Malloy’s concessions deal with labor is designed to save $1.6 billion over two years is in addition to the $2.6 billion in tax increases in his budget. Let’s not forget that Foley, the former ambassador to Ireland, promised not to raise taxes whatsoever — not the income tax on the super-rich, not on the middle class, not on anyone, and no sales tax increase. If Foley were governor and followed through on that promise, we would be seeing tens of thousands of layoffs and cuts to services that would leave the state unrecognizable. Is that what Malloy’s critics want?
Former state Rep. Jonathan Pelto is a thoughtful and accomplished media relations professional who is deserving of being heard on the issues facing the state.
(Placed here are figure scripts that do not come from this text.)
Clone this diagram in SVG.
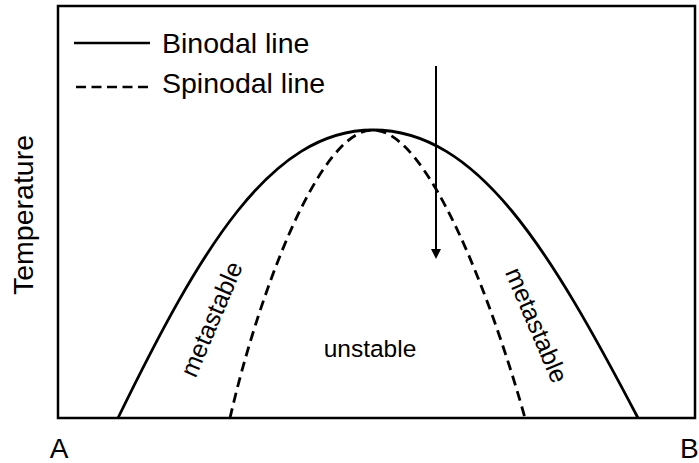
<svg xmlns="http://www.w3.org/2000/svg" width="699" height="463" viewBox="0 0 699 463">
<style>
.t{font-family:"Liberation Sans",Arial,sans-serif;fill:#000}
.bin{fill:none;stroke:#000;stroke-width:2.8}
.spi{fill:none;stroke:#000;stroke-width:2.8;stroke-dasharray:10 6}
</style>
<rect x="0" y="0" width="699" height="463" fill="#fff"/>
<g id="frame">
<rect x="58" y="6" width="637" height="412" fill="none" stroke="#000" stroke-width="2.5"/>
</g>
<g id="legend">
<line x1="74" y1="43" x2="150" y2="43" stroke="#000" stroke-width="2.5"/>
<text class="t" x="162" y="53" font-size="28.5">Binodal line</text>
<line x1="76" y1="87" x2="148" y2="87" stroke="#000" stroke-width="2.5" stroke-dasharray="10 5.5"/>
<text class="t" x="162" y="93" font-size="28.5">Spinodal line</text>
</g>
<g id="curves">
<path id="binodal" class="bin" d="M118,418 C200,250 270,130 373,130 C478,130 550,250 638,418"/>
<path id="spinodal" class="spi" d="M230,418 C257,300 318,130 373,130 C428,130 492,300 525,418"/>
</g>
<g id="connectors">
<line x1="436" y1="66" x2="436" y2="250" stroke="#000" stroke-width="2"/>
<path d="M431,249 L441,249 L436,259 Z" fill="#000"/>
</g>
<g id="labels">
<text class="t" font-size="28.5" text-anchor="middle" transform="translate(33,215) rotate(-90)">Temperature</text>
<text class="t" x="59" y="458" font-size="28" text-anchor="middle">A</text>
<text class="t" x="680" y="458" font-size="28">B</text>
<text class="t" x="370" y="357" font-size="24.5" text-anchor="middle">unstable</text>
<text class="t" font-size="25" text-anchor="middle" transform="translate(211,319) rotate(-67)" dy="0.36em">metastable</text>
<text class="t" font-size="25" text-anchor="middle" transform="translate(537,325) rotate(67)" dy="0.36em">metastable</text>
</g>
</svg>
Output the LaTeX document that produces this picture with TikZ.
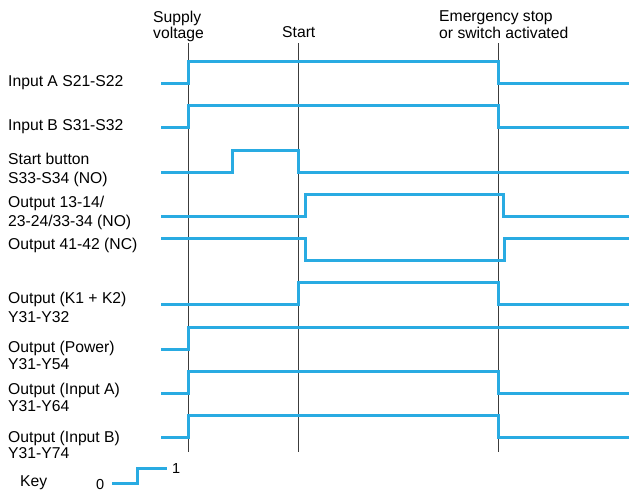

He and other critics, however, are also hopelessly disconnected from the average Connecticut citizen and continue to wallow in the failed, far-left, now-fringe policies of 1970s.
George McGovern is no longer relevant, nor are his policies. Today’s Democrats (myself included) are in the camp of John F. Kennedy, Bill Clinton, Barack Obama and, yes, Dan Malloy.
Recently, Pelto bemoaned the potentially self-inflicted layoff of as many as 6,500 state employees. He wrote, “Not only are thousands of Connecticut families suffering because of this [Malloy] administration’s failure but many more will suffer as vital services are curtailed.” He concludes that he wants to take back his 2010 vote for Malloy. That of course leaves him with Foley.
Of that, Pelto writes, “At least with Foley we would have had a legislature branch of government that was willing to stand up and do the right thing.”
Have Pelto, et al. lost their collective mind? Have they been so busy beating up the governor and ignoring the fact that union members had a golden opportunity to avoid the layoff of their “brothers” and “sisters” that he has forgotten what Foley wanted to do?
The fact is, state employee labor unions had a chance — and now have another — to take a deal that includes in essence, a four-year no-layoff guarantee, no furlough days, a 9 percent wage increase over five years, with changes to their health plan (not the nonexistent SustiNet plan) and some changes to their pension plans. They said no.
They turned down the chance to be the anti-New York, the anti-New Jersey, the anti-Minnesota, the anti-Wisconsin and the anti-Ohio. Now they and the rest of us will suffer. It was an unbelievably stupid choice. Now, they get another vote and they will likely take the deal.
Malloy critics say the concessions deal would not achieve the savings he says it would. They’re probably right, but so what? The state workers would all have their jobs and the resulting numbers would be Malloy’s problem. Pelto and labor should wake up and smell the coffee. The layoffs — should God forbid, they happen — would be of labor’s own doing, and today’s progressive Democrats realize this.